Saturday, March 24, 2012

Saturday Morning Meander - films, fugitives and customers lost

File:The-best-exotic-marigold-hotel.jpg One of the difficulties of the travel that I am doing at the moment is simply time to write. I take notes, but struggle to find the time to write them up! So this morning a simple meander. 

Last night three of us went to see The Best Exotic Marigold Hotel and then to a nearby Indian restaurant to maintain the Indian theme. I thoroughly enjoyed it, although perhaps one shouldn't dig too deeply into the plot!

Like the film on Maggie Thatcher, The Iron Lady, it attracted an older audience. It's not a film that our daughter would rush to see. Their preference lies more with The Hunger Games. They did see The Iron Lady as part of a family group, but some parts of it escaped them.

The aging of the Australian population is increasingly reflected in parts of Australian popular culture. The cult of the young is still there, but increasingly magazines and films have older themes.

Growing up, I would have regarded an older theme as a film about someone in their thirties! Now the thirties are the new young.

One of the advantages that the British film industry has over, say, the Australian industry lies in the presence of so many character actors who have become such familiar figures in their own right that we feel that we know them. Relative to the size of the Australian population, this country arguably has more, but they just don't get the same type of unified exposure.

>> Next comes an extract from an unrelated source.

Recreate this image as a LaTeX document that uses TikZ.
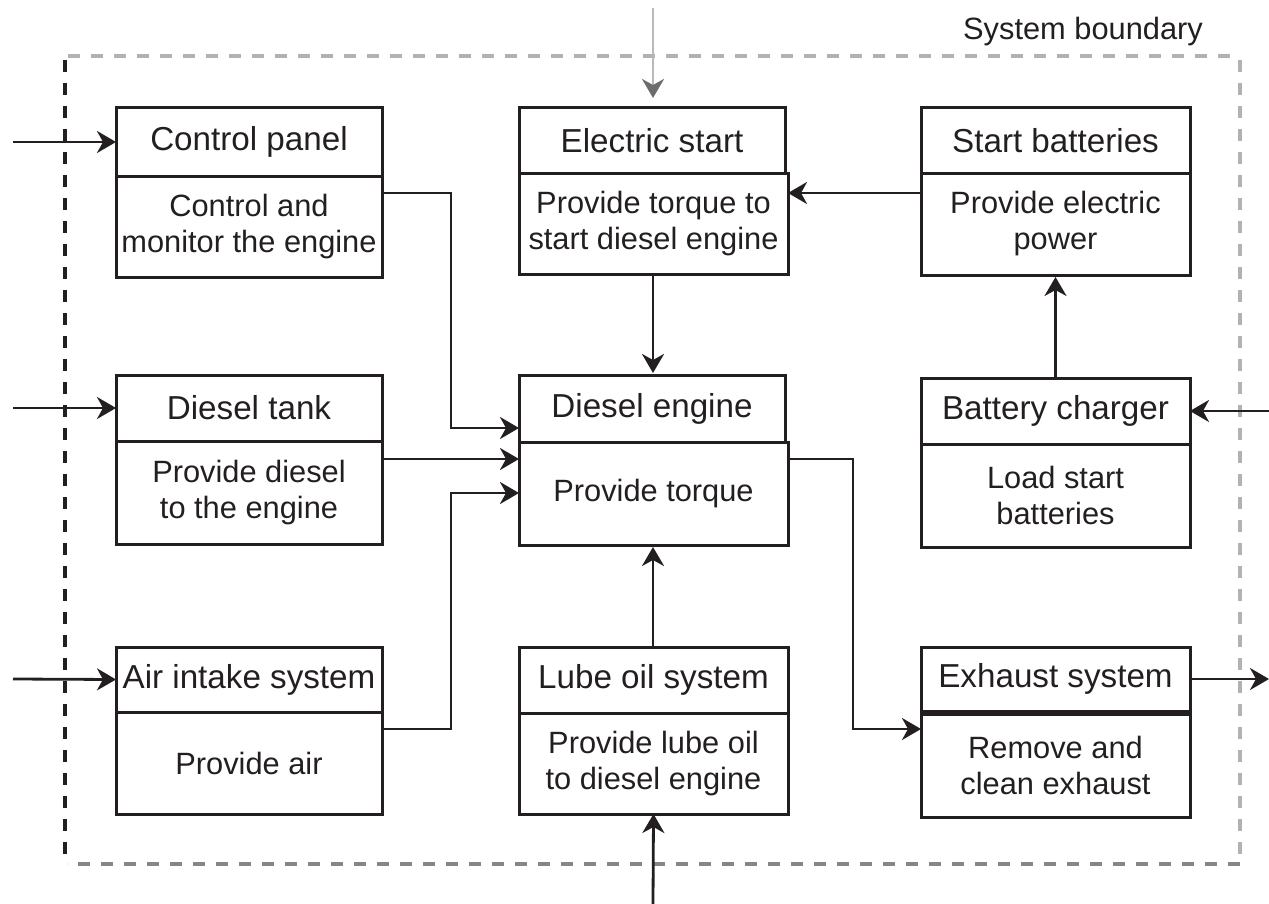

I said that I was struggling to find the time to write because of the travel.

Earlier in March it was Parkes (Musings on a visit to inland NSW), last week Broken Hill (A writer's desk), next week is Moruya.

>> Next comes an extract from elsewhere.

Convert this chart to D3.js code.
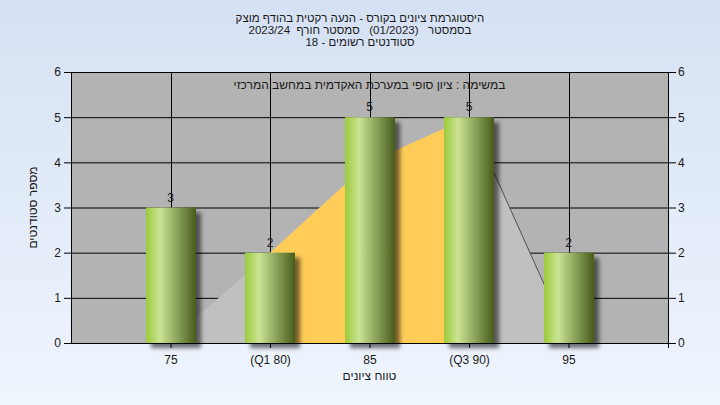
<!DOCTYPE html>
<html><head><meta charset="utf-8">
<script src="https://cdn.jsdelivr.net/npm/d3@7"></script>
<style>
html,body{margin:0;padding:0;}
svg{display:block;}
text{font-family:"Liberation Sans",Arial,sans-serif;white-space:pre;}
</style></head>
<body><svg id="c" width="720" height="405"></svg>
<script>
const categories = [75, 80, 85, 90, 95];
const tickLabels = ["75", "(Q1 80)", "85", "(Q3 90)", "95"];
const counts = [3, 2, 5, 5, 2];
const curveValues = [0.06, 2, 4, 5, 0.1];
const q1 = 80, q3 = 90;
const yTicks = [0, 1, 2, 3, 4, 5, 6];
const titleLines = ["היסטוגרמת ציונים בקורס - הנעה רקטית בהודף מוצק", "בסמסטר   (01/2023)   סמסטר חורף  2023/24", "סטודנטים רשומים - 18"];
const innerTitle = "במשימה : ציון סופי במערכת האקדמית במחשב המרכזי";
const xTitle = "טווח ציונים";
const yTitle = "מספר סטודנטים";

const svg = d3.select("#c");
const defs = svg.append("defs");
const bg = defs.append("linearGradient").attr("id","bg").attr("x1",0).attr("y1",0).attr("x2",0).attr("y2",1);
bg.append("stop").attr("offset","0%").attr("stop-color","#d5e1f3");
bg.append("stop").attr("offset","100%").attr("stop-color","#eff5fd");
const bar = defs.append("linearGradient").attr("id","bar").attr("x1",0).attr("y1",0).attr("x2",1).attr("y2",0);
[["0%","#9ccb3b"],["28%","#cbe393"],["60%","#8fa85f"],["100%","#485c1c"]].forEach(s=>bar.append("stop").attr("offset",s[0]).attr("stop-color",s[1]));
const f = defs.append("filter").attr("id","sh").attr("x","-20%").attr("y","-20%").attr("width","150%").attr("height","150%");
f.append("feDropShadow").attr("dx",5).attr("dy",5).attr("stdDeviation",2).attr("flood-color","#000").attr("flood-opacity",0.55);

svg.append("rect").attr("width",720).attr("height",405).attr("fill","url(#bg)");

const L = 71, R = 668, T = 72, B = 343;
const x = d3.scaleLinear().domain([70,100]).range([L,R]);
const y = d3.scaleLinear().domain([0,6]).range([B,T]);

svg.append("rect").attr("x",L).attr("y",T).attr("width",R-L).attr("height",B-T).attr("fill","#b3b3b3");

// grid
svg.append("g").selectAll("line").data(yTicks).join("line")
  .attr("x1",L).attr("x2",R).attr("y1",d=>y(d)+0.5).attr("y2",d=>y(d)+0.5)
  .attr("stroke","#000").attr("stroke-width",1);
svg.append("g").selectAll("line").data(categories).join("line")
  .attr("x1",d=>Math.round(x(d))+0.5).attr("x2",d=>Math.round(x(d))+0.5).attr("y1",T).attr("y2",B)
  .attr("stroke","#000").attr("stroke-width",1);

// distribution areas
const pts = categories.map((c,i)=>({c, v: curveValues[i]}));
const area = d3.area().x(d=>x(d.c)).y0(y(0)).y1(d=>y(d.v));
svg.append("path").attr("d",area(pts)).attr("fill","#c0c0c0");
svg.append("path").attr("d",area(pts.filter(d=>d.c>=q1 && d.c<=q3))).attr("fill","#ffcc58");
svg.append("path").attr("d",d3.line().x(d=>x(d.c)).y(d=>y(d.v))(pts.filter(d=>d.c>=q3)))
  .attr("fill","none").attr("stroke","#505050").attr("stroke-width",1);

// bars
const bw = 50;
svg.append("g").selectAll("rect").data(categories).join("rect")
  .attr("x",d=>Math.round(x(d))-bw/2).attr("width",bw)
  .attr("y",(d,i)=>y(counts[i])).attr("height",(d,i)=>B-y(counts[i]))
  .attr("fill","url(#bar)").attr("filter","url(#sh)");

// value labels
svg.append("g").selectAll("text").data(categories).join("text")
  .attr("x",d=>x(d)).attr("y",(d,i)=>y(counts[i])-6)
  .attr("text-anchor","middle").attr("font-size",12).attr("fill","#1a1a1a")
  .text((d,i)=>counts[i]);

// axes
const ax = svg.append("g").attr("transform",`translate(0,${B})`)
  .call(d3.axisBottom(x).tickValues(categories).tickFormat((d,i)=>tickLabels[i]).tickSize(5).tickSizeOuter(0).tickPadding(7));
const ay = svg.append("g").attr("transform",`translate(${L},0)`)
  .call(d3.axisLeft(y).tickValues(yTicks).tickFormat(d3.format("d")).tickSize(7).tickSizeOuter(0).tickPadding(3));
const ay2 = svg.append("g").attr("transform",`translate(${R},0)`)
  .call(d3.axisRight(y).tickValues(yTicks).tickFormat(d3.format("d")).tickSize(8).tickSizeOuter(0).tickPadding(2));
[ax,ay,ay2].forEach(g=>{
  g.selectAll("text").attr("font-size",12).attr("fill","#1a1a1a").attr("font-family","Liberation Sans, Arial, sans-serif");
  g.selectAll("line,path").attr("stroke","#000");
});
ay2.select(".domain").attr("d",`M0.5,${T}V${B+5}`);

// titles
svg.append("g").selectAll("text").data(titleLines).join("text")
  .attr("x",360).attr("y",(d,i)=>22+i*12).attr("text-anchor","middle").attr("direction","rtl")
  .attr("font-size",11.5).attr("fill","#1a1a1a").text(d=>d);
svg.append("text").attr("x",(L+R)/2).attr("y",89).attr("text-anchor","middle").attr("direction","rtl")
  .attr("font-size",12).attr("fill","#1a1a1a").text(innerTitle);
svg.append("text").attr("x",(L+R)/2).attr("y",380).attr("text-anchor","middle").attr("direction","rtl")
  .attr("font-size",12).attr("fill","#1a1a1a").text(xTitle);
svg.append("text").attr("transform",`translate(37,${(T+B)/2}) rotate(-90)`).attr("text-anchor","middle").attr("direction","rtl")
  .attr("font-size",12).attr("fill","#1a1a1a").text(yTitle);
</script></body></html>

I still need to properly write up my Broken Hill notes, but will try to do so over the weekend. In the meantime, another shot.

This one is of the Broken Hill Living Desert Sculpture Garden. I really enjoyed my visit there. 

  I covered the story of fugitive Malcolm Naden in Malcolm Naden & New England's fugitive country. Well, he has been captured! In the end, he was beaten by technology, the installation of movement sensors in some of the bush houses that he used as a refuge.

A number of recent posts have been concerned in one way or another technology, management and the problems created by the mindless application of the concept of efficiency expressed through cost cutting. There was a fascinating example during the week in the new strategy announced by Australian department store David Jones.

Founded in 1838, David Jones claims to be the world's oldest continuously operating department store still trading under its original name. The rise and to a degree fall of the department store is a fascinating story, for these stores became social palaces to the rising middle and upper middle classes created as a consequence of the agrarian and industrial revolutions.

DJ's recent problems are due in part to the combination of technology and social change. That said, the company has also been a victim of the cost cutting mania that swept the world from the 1980s.

DJ's reputation rested on service. Everything ultimately came back to that. It takes a long time to build a brand, not so long to destroy it. You see, in service businesses reputation depends upon the last customer experience. Talking to a group at dinner the other night, all once loyal DJ's customers, they said that DJ's had got to the point that to buy something there you had to find and then persuade a sales assistant to help you!

One of the elements in the new DJ's strategy is an attempt to recapture the old service mystique, including the recruitment of new staff. I miss the old DJ's and wish them luck now, but am not convinced.

One word that I have come to dislike, a word that is an integral element of current measurement mania, is metrics. I noticed in the DJ coverage that that word was still mentioned. They were going to do all these things, but they had to fit within certain metrics. Given that the application of metrics helped create the damage in the first place, the continued use of the word raised warning bells.

4 comments:

Winton Bates said...

Jim
I have been thinking about this off and on for the last couple of days. I share your dislike of the term 'metrics'. In the context I suppose it is code for profit - the authors probably thought that metics was a better euphemism than 'bottom line'.
However, why do they need a euphemism? Is there something wrong with the idea that providing old fashioned customer service could sometimes be consistent with the profit motive?

Jim Belshaw said...

Metrics means a little more than profit. They are things that are meant to have some meaning to the broader goal. Student/teacher ratios is a metric, as is sales per square meter or salaries or some other cost item expressed as a percentage of something else.

Because the relationship between metrics and broader objectives is uncertain, the focus on metrics can distort.

Winton Bates said...

I agree with you that a focus on measurable goals can distort - particularly in the public sector where the goals are less likely to be related to individual preferences and scarcity of resources that are reflected in markets.

However, I think it is often worth trying to measure things that are difficult to measure. The metrics of happiness is a difficult concept but I think it is worth pursuing. You might not agree. It is interesting that doubts about measurement were expressed in the 19th century in relation to the felicitous calculus (Bentham's utilitarianism) which was parodied by Dickens (eg Mr Gradgrind).

Jim Belshaw said...

I absolutely agree with you on the importance of measuring things, even things that are hard.

I am less sure, in fact the opposite, of private vs public sector. In this context, I would argue that the market issue is a furphy!